» To be done
Extract the complete data exactly as given.
>>>
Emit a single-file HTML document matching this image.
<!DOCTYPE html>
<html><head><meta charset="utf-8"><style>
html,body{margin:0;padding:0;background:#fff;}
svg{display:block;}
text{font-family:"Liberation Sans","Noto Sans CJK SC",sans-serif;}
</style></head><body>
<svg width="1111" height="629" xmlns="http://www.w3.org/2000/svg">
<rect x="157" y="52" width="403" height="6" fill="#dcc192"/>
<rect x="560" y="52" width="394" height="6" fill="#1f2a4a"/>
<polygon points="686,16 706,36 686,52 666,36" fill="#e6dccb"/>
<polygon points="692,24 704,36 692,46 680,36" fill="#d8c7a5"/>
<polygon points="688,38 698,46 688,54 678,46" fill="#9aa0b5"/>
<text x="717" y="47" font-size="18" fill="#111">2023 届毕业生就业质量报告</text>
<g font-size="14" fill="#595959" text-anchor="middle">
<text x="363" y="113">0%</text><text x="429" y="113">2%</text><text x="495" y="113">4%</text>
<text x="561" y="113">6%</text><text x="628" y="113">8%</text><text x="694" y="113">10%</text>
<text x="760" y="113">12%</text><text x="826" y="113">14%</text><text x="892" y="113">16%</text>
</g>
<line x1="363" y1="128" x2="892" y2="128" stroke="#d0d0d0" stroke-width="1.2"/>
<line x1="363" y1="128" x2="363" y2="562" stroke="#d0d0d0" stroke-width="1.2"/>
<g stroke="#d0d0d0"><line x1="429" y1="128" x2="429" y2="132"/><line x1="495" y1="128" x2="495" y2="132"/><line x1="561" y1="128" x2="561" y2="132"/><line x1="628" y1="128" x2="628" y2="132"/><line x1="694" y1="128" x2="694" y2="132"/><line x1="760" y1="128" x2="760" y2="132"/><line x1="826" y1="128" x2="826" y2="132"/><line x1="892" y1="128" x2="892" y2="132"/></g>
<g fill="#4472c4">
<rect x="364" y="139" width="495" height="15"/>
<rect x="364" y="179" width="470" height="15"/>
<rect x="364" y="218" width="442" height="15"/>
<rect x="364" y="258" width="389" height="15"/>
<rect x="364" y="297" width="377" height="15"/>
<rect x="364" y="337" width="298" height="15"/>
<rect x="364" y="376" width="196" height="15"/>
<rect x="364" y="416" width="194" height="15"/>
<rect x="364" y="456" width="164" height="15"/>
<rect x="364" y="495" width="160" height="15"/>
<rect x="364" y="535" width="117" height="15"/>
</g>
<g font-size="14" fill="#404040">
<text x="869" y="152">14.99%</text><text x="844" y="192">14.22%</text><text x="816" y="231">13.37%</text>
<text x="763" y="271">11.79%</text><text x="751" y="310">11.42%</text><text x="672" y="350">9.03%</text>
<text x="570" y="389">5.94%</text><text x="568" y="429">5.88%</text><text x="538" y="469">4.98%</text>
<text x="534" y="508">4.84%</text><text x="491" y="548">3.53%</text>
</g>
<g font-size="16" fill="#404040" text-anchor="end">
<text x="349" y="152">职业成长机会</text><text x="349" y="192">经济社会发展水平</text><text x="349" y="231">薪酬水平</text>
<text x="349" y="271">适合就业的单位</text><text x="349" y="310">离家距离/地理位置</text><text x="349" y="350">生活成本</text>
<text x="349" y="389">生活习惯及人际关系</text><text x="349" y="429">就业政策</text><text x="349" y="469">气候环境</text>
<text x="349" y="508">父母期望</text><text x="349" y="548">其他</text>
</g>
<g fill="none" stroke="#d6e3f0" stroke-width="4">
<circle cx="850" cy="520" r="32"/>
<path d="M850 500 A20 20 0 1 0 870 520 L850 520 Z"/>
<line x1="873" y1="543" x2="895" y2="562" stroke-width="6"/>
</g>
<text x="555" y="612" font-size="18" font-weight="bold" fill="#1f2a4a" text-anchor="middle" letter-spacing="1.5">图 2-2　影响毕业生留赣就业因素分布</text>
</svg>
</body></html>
<<<
» Result below
Emit a single-file HTML document matching this image.
<!DOCTYPE html>
<html><head><meta charset="utf-8"><style>
html,body{margin:0;padding:0;background:#fff;}
svg{display:block;}
text{font-family:"Liberation Sans","Noto Sans CJK SC",sans-serif;}
</style></head><body>
<svg width="1111" height="629" xmlns="http://www.w3.org/2000/svg">
<rect x="157" y="52" width="403" height="6" fill="#dcc192"/>
<rect x="560" y="52" width="394" height="6" fill="#1f2a4a"/>
<polygon points="686,16 706,36 686,52 666,36" fill="#e6dccb"/>
<polygon points="692,24 704,36 692,46 680,36" fill="#d8c7a5"/>
<polygon points="688,38 698,46 688,54 678,46" fill="#9aa0b5"/>
<text x="717" y="47" font-size="18" fill="#111">2023 届毕业生就业质量报告</text>
<g font-size="14" fill="#595959" text-anchor="middle">
<text x="363" y="113">0%</text><text x="429" y="113">2%</text><text x="495" y="113">4%</text>
<text x="561" y="113">6%</text><text x="628" y="113">8%</text><text x="694" y="113">10%</text>
<text x="760" y="113">12%</text><text x="826" y="113">14%</text><text x="892" y="113">16%</text>
</g>
<line x1="363" y1="128" x2="892" y2="128" stroke="#d0d0d0" stroke-width="1.2"/>
<line x1="363" y1="128" x2="363" y2="562" stroke="#d0d0d0" stroke-width="1.2"/>
<g stroke="#d0d0d0"><line x1="429" y1="128" x2="429" y2="132"/><line x1="495" y1="128" x2="495" y2="132"/><line x1="561" y1="128" x2="561" y2="132"/><line x1="628" y1="128" x2="628" y2="132"/><line x1="694" y1="128" x2="694" y2="132"/><line x1="760" y1="128" x2="760" y2="132"/><line x1="826" y1="128" x2="826" y2="132"/><line x1="892" y1="128" x2="892" y2="132"/></g>
<g fill="#4472c4">
<rect x="364" y="139" width="495" height="15"/>
<rect x="364" y="179" width="470" height="15"/>
<rect x="364" y="218" width="442" height="15"/>
<rect x="364" y="258" width="389" height="15"/>
<rect x="364" y="297" width="377" height="15"/>
<rect x="364" y="337" width="298" height="15"/>
<rect x="364" y="376" width="196" height="15"/>
<rect x="364" y="416" width="194" height="15"/>
<rect x="364" y="456" width="164" height="15"/>
<rect x="364" y="495" width="160" height="15"/>
<rect x="364" y="535" width="117" height="15"/>
</g>
<g font-size="14" fill="#404040">
<text x="869" y="152">14.99%</text><text x="844" y="192">14.22%</text><text x="816" y="231">13.37%</text>
<text x="763" y="271">11.79%</text><text x="751" y="310">11.42%</text><text x="672" y="350">9.03%</text>
<text x="570" y="389">5.94%</text><text x="568" y="429">5.88%</text><text x="538" y="469">4.98%</text>
<text x="534" y="508">4.84%</text><text x="491" y="548">3.53%</text>
</g>
<g font-size="16" fill="#404040" text-anchor="end">
<text x="349" y="152">职业成长机会</text><text x="349" y="192">经济社会发展水平</text><text x="349" y="231">薪酬水平</text>
<text x="349" y="271">适合就业的单位</text><text x="349" y="310">离家距离/地理位置</text><text x="349" y="350">生活成本</text>
<text x="349" y="389">生活习惯及人际关系</text><text x="349" y="429">就业政策</text><text x="349" y="469">气候环境</text>
<text x="349" y="508">父母期望</text><text x="349" y="548">其他</text>
</g>
<g fill="none" stroke="#d6e3f0" stroke-width="4">
<circle cx="850" cy="520" r="32"/>
<path d="M850 500 A20 20 0 1 0 870 520 L850 520 Z"/>
<line x1="873" y1="543" x2="895" y2="562" stroke-width="6"/>
</g>
<text x="555" y="612" font-size="18" font-weight="bold" fill="#1f2a4a" text-anchor="middle" letter-spacing="1.5">图 2-2　影响毕业生留赣就业因素分布</text>
</svg>
</body></html>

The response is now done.